Se c’è un rimosso nell’eliminazione o nell’oltraggio delle statue dei “grandi razzisti” del passato più o meno prossimo o lontano dell’Occidente, sta proprio nel mancato riconoscimento della dimensione storica (e dialettica) della memoria. La questione non è tanto il limite invalicabile che incontriamo quando tentiamo di giudicare il passato con i nostri criteri etici: finiamo inevitabilmente per mettere sullo stesso piano il mercante di schiavi filantropo Edward Colston e il combattente contro il nazifascismo Winston Churchill. La questione è che pretendiamo di far valere la memoria come se fosse una sintesi del passato nel presente: ne risulta un’autorità svincolata dalla storia, che sopprime nel momento stesso in cui ne celebra il compimento. Prima del tramonto delle ideologie era la storia, non la memoria, la levatrice dell’emancipazione degli oppressi. E i suoi profeti, come Marx e Engels nel Manifesto, non smettono di ricordare agli oppressi di oggi di guardare agli oppressori di ieri anche come attori di un cambiamento che riguarda tutta l’umanità.

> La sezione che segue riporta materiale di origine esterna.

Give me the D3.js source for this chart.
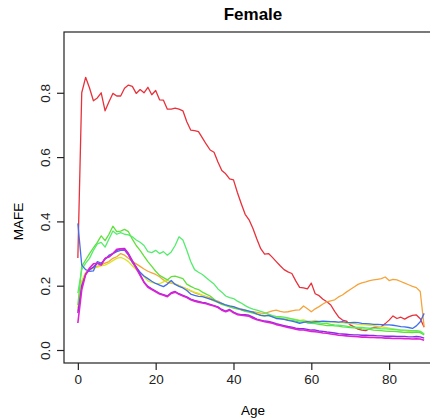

Non si tratta di accettare i crimini del passato come “mali necessari” nella teodicea del progresso. Si tratta di riaffermare il carattere storico della memoria, il debito che quest’ultima ha contratto con un passato che non è un dato di fatto, ma dipende dall’analisi e dall’interpretazione dei documenti che lo testimoniano. Il punto è che i monumenti sono anche documenti del passato. Abbatterli significa rinunciare a studiarli, cioè a compiere una ricostruzione critica del passato. Non è una questione di eruditi, è una questione politica: rinunciare alla disamina critica del passato, che richiede la sua conservazione, significa infatti consegnarci a inediti “padroni della storia”. Questi nuovi potenti potranno manipolare il passato senza controllo e ne faranno gli usi politici che vogliono.
Prima della nuova esplosione della questione sul razzismo, negli Stati Uniti era già iniziato un processo di rimozione delle statue che effigiano i comandanti confederati nella Guerra di secessione. Si trattava di rimozione decise dai governi e dalle assemblee locali, all’interno di un processo di deliberazione pubblica e di rappresentanza della cittadinanza. Da più di un secolo queste statue costellano il paesaggio delle città del Sud e formano una sorta di memoria resistenziale: attraverso di esse gli sconfitti riaffermavano la loro memoria e il potere che esercitano sul territorio e sull’immaginario. Negli Stati Uniti la questione fin dalla fine della Guerra di secessione è stata quella di decidere se segregazione e discriminazione razziale fossero ammissibili all’interno del patto che fonda la società civile. La rimozione delle statue non è un gesto rivoluzionario di opposizione ma un gesto costituzionale di ridefinizione della cittadinanza. È un gesto che non elimina la storia, ma se ne fa carico.